PLAINFIELD, Ind. -- One captain with the Plainfield Police Department was suspended and another was placed on administrative leave after one of them made a statement about white male privilege during a transgender awareness session for police.
The comment came on Nov. 1, at the Police Supervisors Transgender Awareness Training session. A representative from the U.S. Department of Justice and a United States attorney were instructing police on issues relating to transgender people, and how police should best interact with transgender people in the community.
About halfway through the presentation Captain Scott Arndt, a 28-year veteran of the Plainfield Police Department, spoke up, asking questions about a certain statistic presented -- that transgender people are 3.32 times more likely to experience police violence, compared to non-transgendered people.
A video recording of the training session provided by Plainfield captured the exchange.
"My life has never been part of police violence," Arndt said. "Most of the people that I know have never been ... accused the police of violence (sic), so I guess I don't get where that statistic comes from."
At that time, Captain Carri Weber interrupted, saying, "Because of your white male privilege, so you wouldn't know."
Weber's comment appeared to anger Arndt and others.
One of the instructors tried to calm them down and get the room back together, when Arndt said, "Chief, are you going to let her get away with that?
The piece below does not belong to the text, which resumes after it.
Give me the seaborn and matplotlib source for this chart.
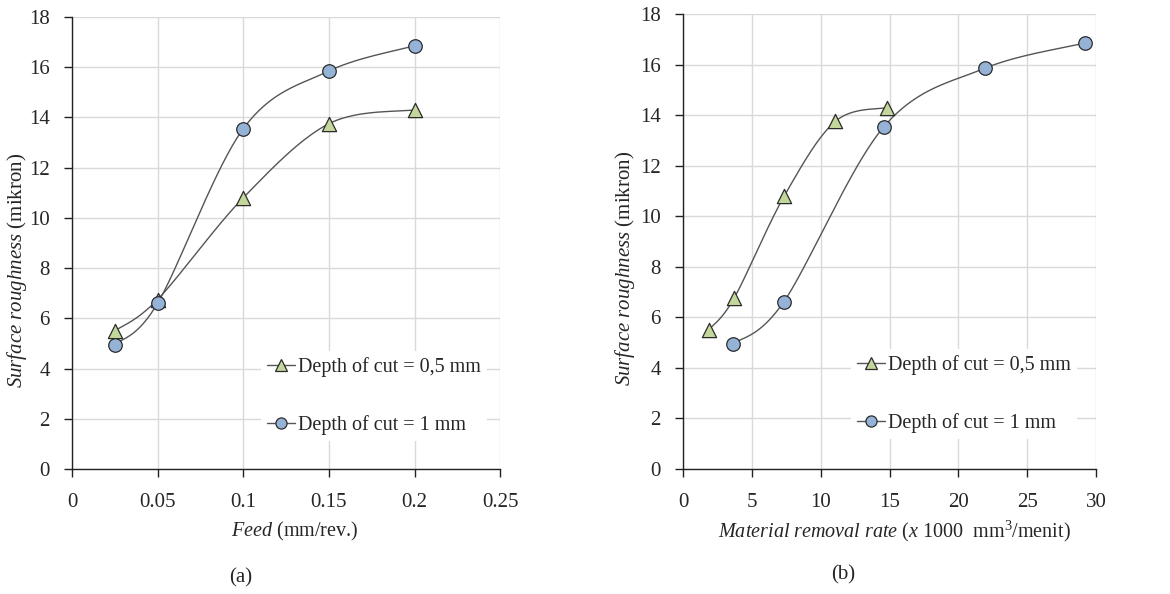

Seriously? I'm asking a legitimate question and I'm getting [unintelligible] white privilege? Are you serious? I find that extremely offensive ... I will leave."
It is unclear if he left the room at that time.
Arndt was suspended without pay for two days after the incident, for conduct unbecoming a Plainfield Police officer. Weber was placed on paid administrative leave for not only the Nov. 1 incident, but other disciplinary history over the past six months, according to a release from the Town of Plainfield.
The statistic used in the presentation came from a 2013 report from the National Coalition of Anti-Violence Programs, which used 2012 data from 15 anti violence programs in 16 states. Indiana was not one of the states.
On Nov. 10, Arndt filed a complaint against Weber.
"I was racially and sexistly slurred by Captain Carri Weber while I was asking a question of the instructor in training," he wrote, according to documents provided by the Town of Plainfield following a public records request. "I am now firmly aware of the discriminatory belief she just verbally communicated. ... There is no place in the Plainfield Police administration or supervision for someone who holds and espouses her discriminatory views."
Tony Perona, the deputy town manager of Plainfield, said the Board of Commissioners voted on Nov. 16 to place Weber on administrative leave. A vote on her future with the department is scheduled for the next commissioner's meeting on Dec. 7.
Weber previously served a two-week suspension for violating the department's policy on alcohol and drug use. She admitted to getting behind the wheel of her department-issued squad car after drinking at a golf outing and carrying beer cans in her squad car.